La lengua española y el Cristianismo fueron ingredientes fundamentales para la cohesión de cientos de tribus enfrentadas secularmente entre sí -con un sinfín de parlas, lenguas, dialectos y doctrinas-, el aglutinador necesario para que todo ese inmenso territorio viviese en paz, se entendiese en una sola lengua y adorase a un solo Dios. Algo que caracteriza a la conquista española y aporta un dato más sobre la ‘españolización’ -europeización- de aquellas tierras es la identificación del Nuevo Mundo con la nación descubridora, la designación como provincias, que no colonias, a los nuevos territorios, la absoluta implantación de una manera de ser, de una civilización que se manifiesta en todo: organización social, política, administrativa, económica, religiosa, cultural y lo más ‘inaudito’: la ‘hermanación’ con el indígena que culmina en la mezcla de sangres y la aparición del mestizaje, es decir, la Hispanidad.

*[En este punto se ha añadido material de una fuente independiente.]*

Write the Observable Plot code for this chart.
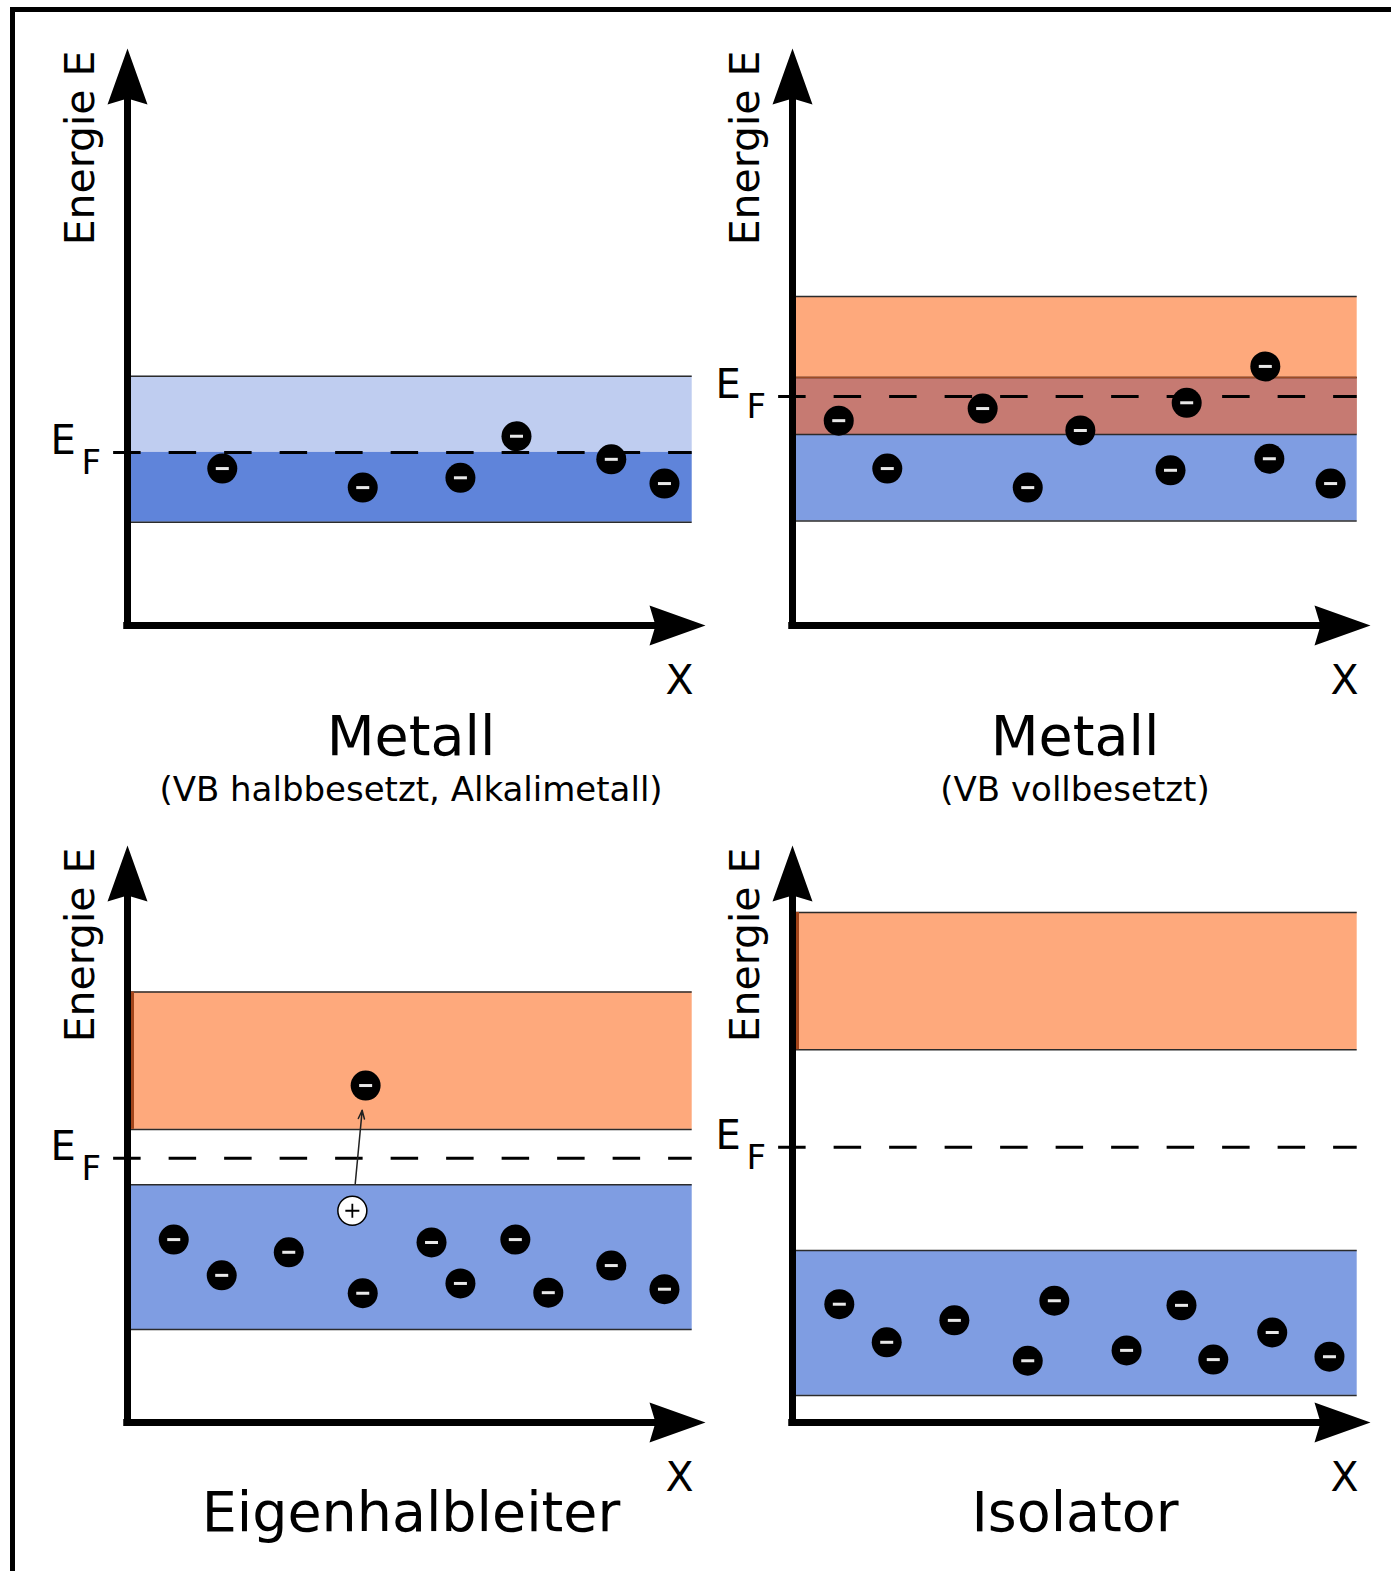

Nuestros ignaros gobernantes, genuflexos ante el más palmario desconocimiento o entregados a la más abyecta falacia, se sienten obligados a pedir perdón por el terrible genocidio y depredador ‘colonialismo’ anteriormente explicado. Se avergüenzan de nuestra historia y aprovechan su actual intento de desmembración nacional para al mismo tiempo tildar de ignominiosa y olvidable la epopeya americana, una de las más gloriosas páginas de nuestra Historia, tergiversando y omitiendo con vileza lo que ocurrió en realidad.

Uno de los numerosos viajeros ingleses que visitaron durante el siglo XVIII la América Hispana, anunció a una esclarecida audiencia entre los que se encontraban muy conspicuos socios de la ‘Royal Society’: “En mis viajes por el inabarcable imperio español he quedado admirado de cómo los españoles tratan a los indios, como a semejantes, incluso formando familias mestizas y creando para ellas hospitales y universidades, he conocido alcaldes y obispos indígenas y hasta militares, lo que redunda en la paz social, bienestar y felicidad general que ya quisiéramos para nosotros en los territorios que con tanto esfuerzo, les vamos arrebatando. Parece que las nieblas londinenses nos nublan el corazón y el entendimiento, mientras que la claridad de la soleada España les hace ver y oír mejor a Dios. Sus señorías deberían considerar la política de despoblación y exterminio ya que a todas luces la fe y la inteligencia españolas están construyendo, no como nosotros un imperio de muerte, sino una sociedad civilizada que finalmente terminará por imponerse como mandato divino. España es la sabia Grecia, la imperial Roma, Inglaterra el corsario turco”

Ojo al dato, señor Urtasun, preclaro descolonizador.